In an open letter, the ‘victim’, a former subordinate colleague of Pachauri at TERI, also said that she intended to take her complaint to “its logical conclusion”. Pachauri denies the allegations.
Pachauri, who headed TERI as its director-general for about three and a half decades, became executive vice-chairman of the organisation, a post created for him, as a new person, Ajay Mathur, took over as the director general.
Mathur had been selected by TERI’s governing council in July last year to succeed Pachauri in the wake of sexual harassment charges and a police complaint against him. Pachauri had to relinquish his position as chairman of the Geneva-based Intergovernmental Panel on Climate Change (IPCC) as well. But he has managed to hang in at TERI, even getting himself promoted.
“Shamelessness abounds! The news of promotion of a man who stands booked on charges of sexual harassment at workplace, stalking and criminal intimidation… makes my flesh crawl,” the victim wrote in her letter.
The victim, who had resigned from TERI last year, said many of her friends and colleagues still working with the organisation had been asked to persuade her to withdraw her complaint against Pachauri. “Not a day passed without a message showing up on my mobile, warning me or bringing forth concerns,” she wrote, claiming friends told her that their computer at office was always under watch because “they know that I support you”, or “they were asking me about your family background”.
TERI has denied such allegations in the past. It has also claimed that it has offered all support to the victim.
“For someone in my position who has had zero support from the organisation, when made privy to such developments was most disturbing. What in the world was I to expect and why would I risk more than what is already lost. Not just the governing council but others in TERI have shown where their conscience (if any) leans,” the victim said.

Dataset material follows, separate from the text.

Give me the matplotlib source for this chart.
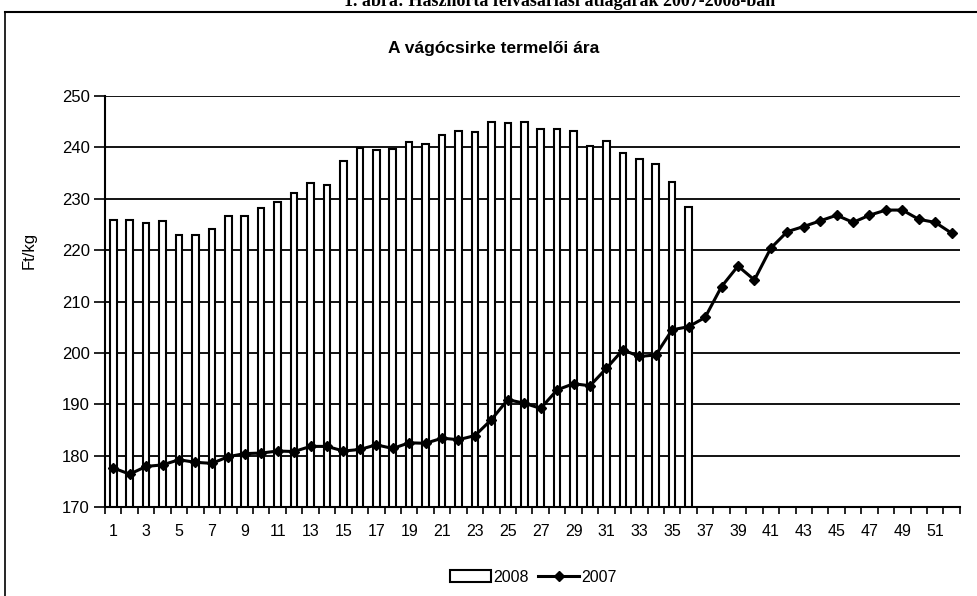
import numpy as np
import matplotlib
matplotlib.use("Agg")
import matplotlib.pyplot as plt
from matplotlib.lines import Line2D

# weekly producer price of broiler chicken, Ft/kg
weeks = list(range(1, 53))
price_2008 = [225.9, 225.9, 225.3, 225.7, 223.0, 223.0, 224.1, 226.7, 226.7, 228.2,
              229.4, 231.1, 233.0, 232.7, 237.4, 239.8, 239.5, 239.6, 241.0, 240.6,
              242.5, 243.1, 243.0, 245.0, 244.8, 245.0, 243.5, 243.5, 243.2, 240.3,
              241.2, 238.9, 237.7, 236.8, 233.3, 228.4]
price_2007 = [177.6, 176.4, 177.9, 178.2, 179.2, 178.7, 178.5, 179.8, 180.4, 180.5,
              180.9, 180.8, 181.8, 181.8, 180.9, 181.2, 182.1, 181.4, 182.5, 182.4,
              183.4, 183.1, 183.9, 187.0, 190.9, 190.2, 189.2, 192.8, 194.0, 193.6,
              197.0, 200.6, 199.3, 199.6, 204.5, 205.1, 206.9, 212.9, 216.9, 214.2,
              220.4, 223.6, 224.6, 225.7, 226.8, 225.4, 226.8, 227.8, 227.8, 226.0,
              225.4, 223.3]
yticks = list(range(170, 251, 10))
xlabels = [str(w) for w in range(1, 52, 2)]

plt.rcParams["font.family"] = ["Liberation Sans", "DejaVu Sans"]

fig = plt.figure(figsize=(9.77, 5.96), dpi=100)
ax = fig.add_axes([0.1075, 0.1493, 0.875, 0.6896])

weeks_2008 = weeks[:len(price_2008)]
bars = ax.bar(weeks_2008, price_2008, width=0.4, color="white", edgecolor="black",
              linewidth=1.5, zorder=2, label="2008")
line, = ax.plot(weeks, price_2007, color="black", lw=2.2, marker="D", ms=5,
                zorder=3, label="2007")

ax.set_xlim(0.5, 52.5)
ax.set_ylim(170, 250)
ax.set_yticks(yticks)
ax.set_yticklabels([str(v) for v in yticks], fontsize=12)
ax.yaxis.grid(True, color="black", lw=1.3, zorder=0)
ax.set_axisbelow(True)
ax.tick_params(axis="y", direction="out", length=8, width=1.2, pad=3)

ax.set_xticks(range(1, 52, 2))
ax.set_xticklabels(xlabels, fontsize=11.5)
ax.set_xticks(np.arange(0.5, 53, 1), minor=True)
ax.tick_params(axis="x", which="major", length=0, pad=12)
ax.tick_params(axis="x", which="minor", direction="out", length=5, width=1.2)

for s in ("top", "right"):
    ax.spines[s].set_visible(False)
for s in ("left", "bottom"):
    ax.spines[s].set_linewidth(1.5)

ax.set_ylabel("Ft/kg", fontsize=12)
ax.yaxis.set_label_coords(-0.08, 0.625)

fig.text(0.505, 0.919, "A vágócsirke termelői ára", ha="center", va="center",
         fontsize=12.5, fontweight="bold")

# caption of the page, cut off by the scan
fig.text(0.573, 0.998, "1. ábra: Hasznorta felvásárlási átlagárak 2007-2008-ban",
         ha="center", va="center", fontsize=13, fontweight="bold",
         family=["Liberation Serif", "DejaVu Serif"])

# chart area frame (left and top edges only visible)
fig.add_artist(Line2D([5 / 977, 5 / 977], [0, 1 - 12 / 596], color="black", lw=1.2))
fig.add_artist(Line2D([5 / 977, 1], [1 - 12 / 596, 1 - 12 / 596], color="black", lw=1.5))

ax.legend([bars, line], ["2008", "2007"], loc="center",
          bbox_to_anchor=(533 / 977, 1 - 577 / 596),
          bbox_transform=fig.transFigure, ncol=2, frameon=False, fontsize=11.5,
          handlelength=2.6, handletextpad=0.1, columnspacing=0.6)

fig.savefig("out.png", dpi=100)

She also described the situation which forced her to quit TERI. “I spoke up and was quarantined from work… not allowed to resume work and no earnings for a long time. No money and a tainted curriculum vitae gave me sleepless nights. It was getting beyond my dignity to be associated with such an organisation and in the best of my interest, I quit. I felt most lighter in my mind and body on quitting TERI…. I deserved better,” she said.